(Records with drawing code)
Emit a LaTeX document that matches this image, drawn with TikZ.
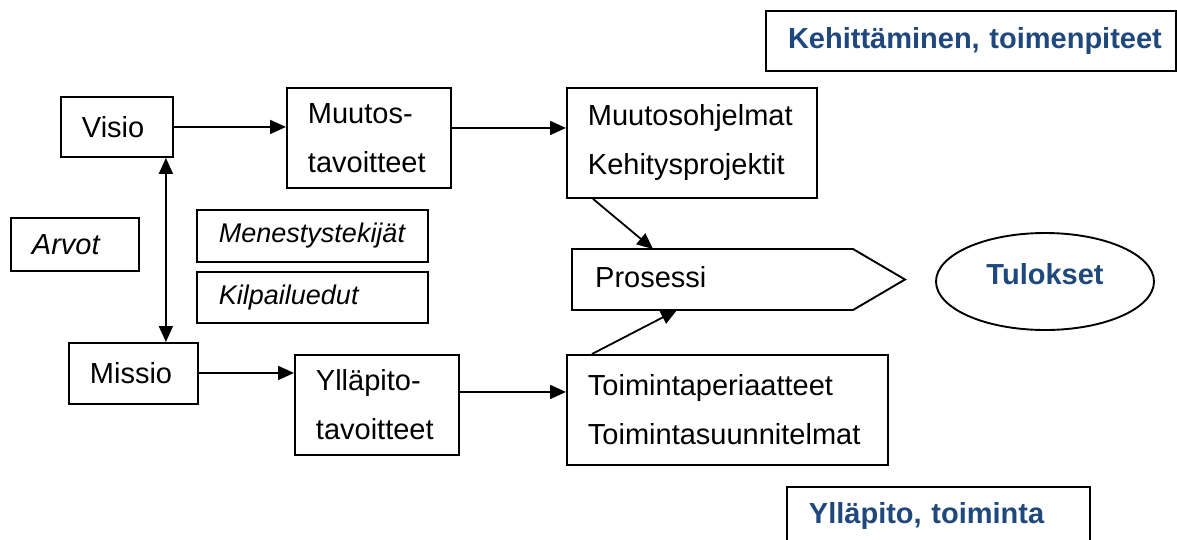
\documentclass[tikz,border=0pt]{standalone}
\usepackage{fontspec}
\setmainfont{Liberation Sans}
\usetikzlibrary{arrows.meta,shapes.geometric,calc}
\definecolor{hdblue}{RGB}{31,73,125}
\hyphenpenalty=10000
\tikzset{
  box/.style={draw, line width=1.9pt, anchor=north west, inner xsep=21pt, inner ysep=0pt,
    align=left, font=\fontsize{29}{49}\selectfont},
  ibox/.style={box, font=\fontsize{27}{30}\selectfont\itshape},
  bluebox/.style={draw, line width=1.9pt, anchor=north west, inner ysep=0pt,
    text=hdblue, font=\fontsize{29}{35}\selectfont\bfseries},
  conn/.style={line width=1.8pt, -{Triangle[length=16pt,width=14pt]}},
  dconn/.style={line width=1.8pt, {Triangle[length=16pt,width=14pt]}-{Triangle[length=16pt,width=14pt]}},
  shapeline/.style={line width=1.9pt, line join=miter}
}
\begin{document}
\begin{tikzpicture}[x=1pt,y=-1pt]
\useasboundingbox[fill=white] (0,0) rectangle (1177,539);
\clip (0,0) rectangle (1177,539);

% header boxes
\node[bluebox, inner xsep=0pt, text width=410pt, align=center, minimum height=60pt] (keh) at (765,10) {\hspace*{8pt}Kehittäminen, toimenpiteet};
\node[bluebox, inner xsep=22pt, text width=259pt, align=left, minimum height=59pt] (yll) at (786,486) {Ylläpito, toiminta};

% left column
\node[box, text width=70pt, minimum height=60pt] (visio) at (60,96) {Visio};
\node[box, text width=87pt, minimum height=61pt] (missio) at (68,342) {Missio};
\node[box, font=\fontsize{29}{35}\selectfont\itshape, text width=86pt, minimum height=53pt] (arvot) at (10,217) {Arvot};

% middle
\node[ibox, inner xsep=22pt, text width=187pt, minimum height=52pt] (mene) at (196,209) {Menestystekijät};
\node[ibox, inner xsep=22pt, text width=187pt, minimum height=51pt] (kilp) at (196,271) {Kilpailuedut};
\node[box, text width=122pt, minimum height=100pt] (muutos) at (286,87) {Muutos-\\tavoitteet};
\node[box, text width=122pt, minimum height=100pt] (ylt) at (294,354) {Ylläpito-\\tavoitteet};

% right
\node[box, text width=208pt, minimum height=110pt] (mo) at (566,87) {Muutosohjelmat\\Kehitysprojektit};
\node[box, text width=279pt, minimum height=110pt] (ta) at (566,354) {Toimintaperiaatteet\\Toimintasuunnitelmat};

% process pentagon
\coordinate (p1) at (572,249);
\coordinate (p2) at (853,249);
\coordinate (ptip) at (905,279.5);
\coordinate (p4) at (853,310);
\coordinate (p5) at (572,310);
\draw[shapeline] (p1) -- (p2) -- (ptip) -- (p4) -- (p5) -- cycle;
\node[anchor=base west, inner sep=0pt, font=\fontsize{29}{35}\selectfont] (prosessi) at (595,287) {Prosessi};
\coordinate (pin1) at (653,249);
\coordinate (pin2) at (677,310);

% result
\node[draw, ellipse, line width=1.9pt, minimum width=218pt, minimum height=97pt, inner sep=0pt,
  text=hdblue, font=\fontsize{29}{35}\selectfont\bfseries, text depth=16pt] (tul) at (1045,281.5) {Tulokset};

% connectors
\draw[conn] (visio.east) -- (visio.east -| muutos.west);
\draw[conn] ([yshift=10pt]muutos.east) -- ([yshift=10pt]muutos.east -| mo.west);
\draw[conn] ([yshift=0.5pt]missio.east) -- ([yshift=0.5pt]missio.east -| ylt.west);
\draw[conn] ([yshift=13pt]ylt.east) -- ([yshift=13pt]ylt.east -| ta.west);
\draw[dconn] ([xshift=-8pt]visio.south east) -- ([xshift=-8pt]visio.south east |- missio.north);
\draw[conn] ([xshift=27pt]mo.south west) -- (pin1);
\draw[conn] ([xshift=26pt]ta.north west) -- (pin2);
\end{tikzpicture}
\end{document}
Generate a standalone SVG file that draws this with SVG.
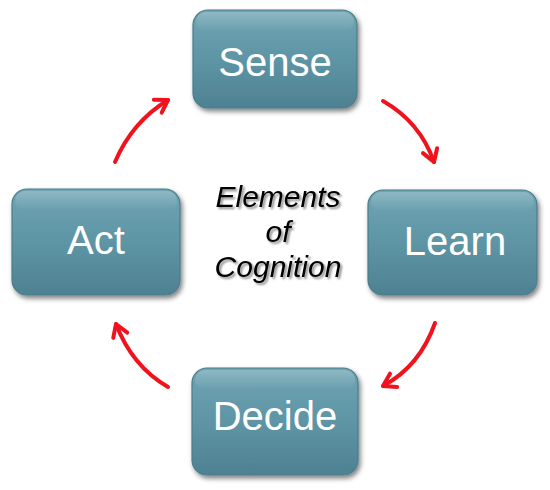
<svg xmlns="http://www.w3.org/2000/svg" width="550" height="490" viewBox="0 0 550 490">
<defs>
<linearGradient id="boxg" x1="0" y1="0" x2="0" y2="1">
<stop offset="0" stop-color="#6fa4b3"/>
<stop offset="0.5" stop-color="#5e95a5"/>
<stop offset="1" stop-color="#4e8191"/>
</linearGradient>
<linearGradient id="hl" x1="0" y1="0" x2="0" y2="1">
<stop offset="0" stop-color="#ffffff" stop-opacity="0.22"/>
<stop offset="1" stop-color="#ffffff" stop-opacity="0"/>
</linearGradient>
<filter id="sh" x="-10%" y="-10%" width="125%" height="130%">
<feGaussianBlur in="SourceAlpha" stdDeviation="2.5"/>
<feOffset dx="2" dy="3" result="b"/>
<feComponentTransfer><feFuncA type="linear" slope="0.5"/></feComponentTransfer>
<feMerge><feMergeNode/><feMergeNode in="SourceGraphic"/></feMerge>
</filter>
<filter id="tsh" x="-10%" y="-10%" width="130%" height="130%">
<feGaussianBlur in="SourceAlpha" stdDeviation="1.2"/>
<feOffset dx="1.5" dy="2"/>
<feComponentTransfer><feFuncA type="linear" slope="0.45"/></feComponentTransfer>
<feMerge><feMergeNode/><feMergeNode in="SourceGraphic"/></feMerge>
</filter>
<marker id="ah" viewBox="0 0 22 22" refX="16" refY="11" markerWidth="22" markerHeight="22" markerUnits="userSpaceOnUse" orient="auto">
<path d="M4,3.5 L16,11 L4,18.5" fill="none" stroke="#f0121c" stroke-width="4" stroke-linecap="round" stroke-linejoin="round"/>
</marker>
</defs>
<style>
.box{fill:url(#boxg);stroke:#4a7c8b;stroke-width:1.2;filter:url(#sh)}
.hl{fill:url(#hl)}
.lbl{font-family:"Liberation Sans",Arial,sans-serif;font-size:40px;fill:#ffffff;text-anchor:middle}
.ctr{font-family:"Liberation Sans",Arial,sans-serif;font-size:30px;font-style:italic;fill:#000000;text-anchor:middle;filter:url(#tsh)}
.arr{fill:none;stroke:#f0121c;stroke-width:4;stroke-linecap:round;marker-end:url(#ah)}
</style>
<rect width="550" height="490" fill="#ffffff"/>
<g id="connectors">
<path class="arr" d="M115,162 Q132,122 168,100"/>
<path class="arr" d="M383,101 Q420,122 434,162"/>
<path class="arr" d="M435,323 Q420,366 383,386"/>
<path class="arr" d="M168,387 Q132,366 116,324"/>
</g>
<g id="sense">
<rect class="box" x="193" y="10" width="164" height="98" rx="15"/>
<rect class="hl" x="196" y="12" width="158" height="20" rx="10"/>
<text class="lbl" x="275" y="76">Sense</text>
</g>
<g id="learn">
<rect class="box" x="368" y="190" width="169" height="105" rx="15"/>
<rect class="hl" x="371" y="192" width="163" height="20" rx="10"/>
<text class="lbl" x="455" y="255">Learn</text>
</g>
<g id="decide">
<rect class="box" x="192" y="368" width="166" height="107" rx="15"/>
<rect class="hl" x="195" y="370" width="160" height="20" rx="10"/>
<text class="lbl" x="275" y="430">Decide</text>
</g>
<g id="act">
<rect class="box" x="12" y="189" width="168" height="106" rx="15"/>
<rect class="hl" x="15" y="191" width="162" height="20" rx="10"/>
<text class="lbl" x="96" y="254">Act</text>
</g>
<g id="center">
<text class="ctr" x="278" y="207">Elements</text>
<text class="ctr" x="278" y="242">of</text>
<text class="ctr" x="278" y="277">Cognition</text>
</g>
</svg>
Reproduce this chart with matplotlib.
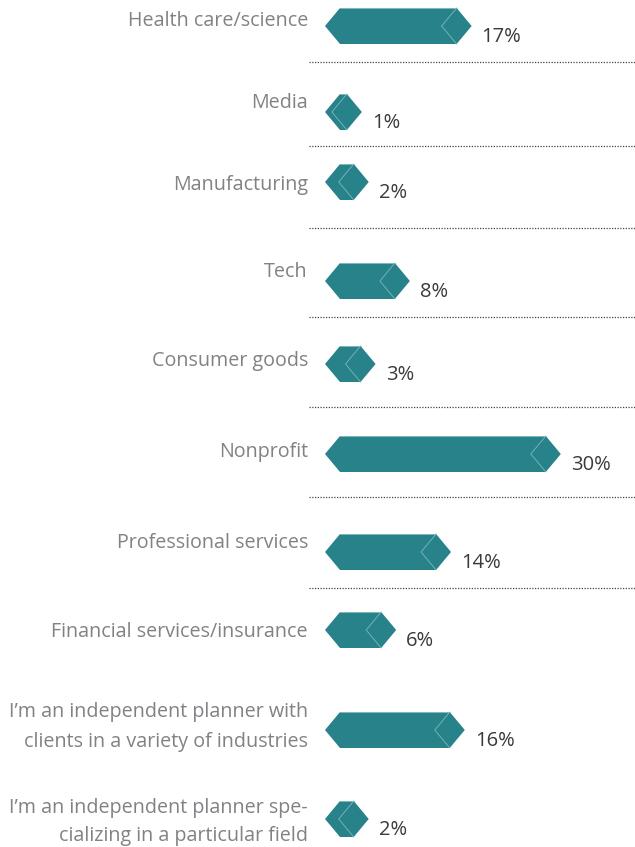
import matplotlib
matplotlib.use("Agg")
import matplotlib.pyplot as plt
from matplotlib.patches import Polygon

plt.rcParams['font.family'] = ['Open Sans', 'DejaVu Sans']

# Survey data
categories = [
    "Health care/science",
    "Media",
    "Manufacturing",
    "Tech",
    "Consumer goods",
    "Nonprofit",
    "Professional services",
    "Financial services/insurance",
    "I\u2019m an independent planner with\nclients in a variety of industries",
    "I\u2019m an independent planner spe-\ncializing in a particular field",
]
values = [17, 1, 2, 8, 3, 30, 14, 6, 16, 2]
value_labels = [f"{v}%" for v in values]

# Layout (figure pixels, measured from the top)
W, H = 635, 847
bar_y = [26, 112, 182, 281, 364, 454, 552, 630, 730, 819]
label_y = [21, 103, 185, 272, 361, 452, 543, 632, 727, 822]
separator_y = [62, 146, 228, 317, 407, 497, 588]
x0_px = 340          # where a bar's body starts
px_per_pct = 6.86    # horizontal scale
cap_px = 15          # depth of the pointed ends
bar_h = 36

TEAL = "#27828a"
LABEL_GREY = "#808285"
VALUE_DARK = "#3a3a3a"

fig = plt.figure(figsize=(W / 100, H / 100), dpi=100)
ax = fig.add_axes([0, 0, 1, 1])
ax.set_xlim(-x0_px / px_per_pct, (W - x0_px) / px_per_pct)
ax.set_ylim(H, 0)
ax.axis("off")


def px_x(px):
    return (px - x0_px) / px_per_pct


cap = cap_px / px_per_pct

for cat, v, lab, yb, yl in zip(categories, values, value_labels, bar_y, label_y):
    top, bot = yb - bar_h / 2, yb + bar_h / 2
    verts = [(-cap, yb), (0, top), (v, top), (v + cap, yb), (v, bot), (0, bot)]
    ax.add_patch(Polygon(verts, closed=True, facecolor=TEAL, edgecolor="none", zorder=2))
    # thin highlight along the top edge
    ax.plot([0, v], [top + 0.5, top + 0.5], color="#8fc3c7", lw=0.6, zorder=3)
    # inner chevron near the right tip
    ax.plot([v, v - cap, v], [top, yb, bot], color="#7fb9bd", lw=0.6, zorder=3)

    ax.text(px_x(308), yl, cat, ha="right", va="center", fontsize=14.2,
            color=LABEL_GREY, linespacing=1.6, zorder=4)
    ax.text(v + cap + 10 / px_per_pct, yb + 11, lab, ha="left", va="center",
            fontsize=14.5, color=VALUE_DARK, zorder=4)

for ys in separator_y:
    ax.plot([px_x(309), px_x(W)], [ys, ys], color="#444444", lw=0.9,
            linestyle=(0, (1, 1.2)), zorder=1)

fig.savefig("out.png", dpi=100)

* Task details: Find each line holding the string "matplotlib" and copy it out.

* Written answer:
Reproduce this chart with matplotlib.
import matplotlib
matplotlib.use("Agg")
import matplotlib.pyplot as plt
from matplotlib.patches import Polygon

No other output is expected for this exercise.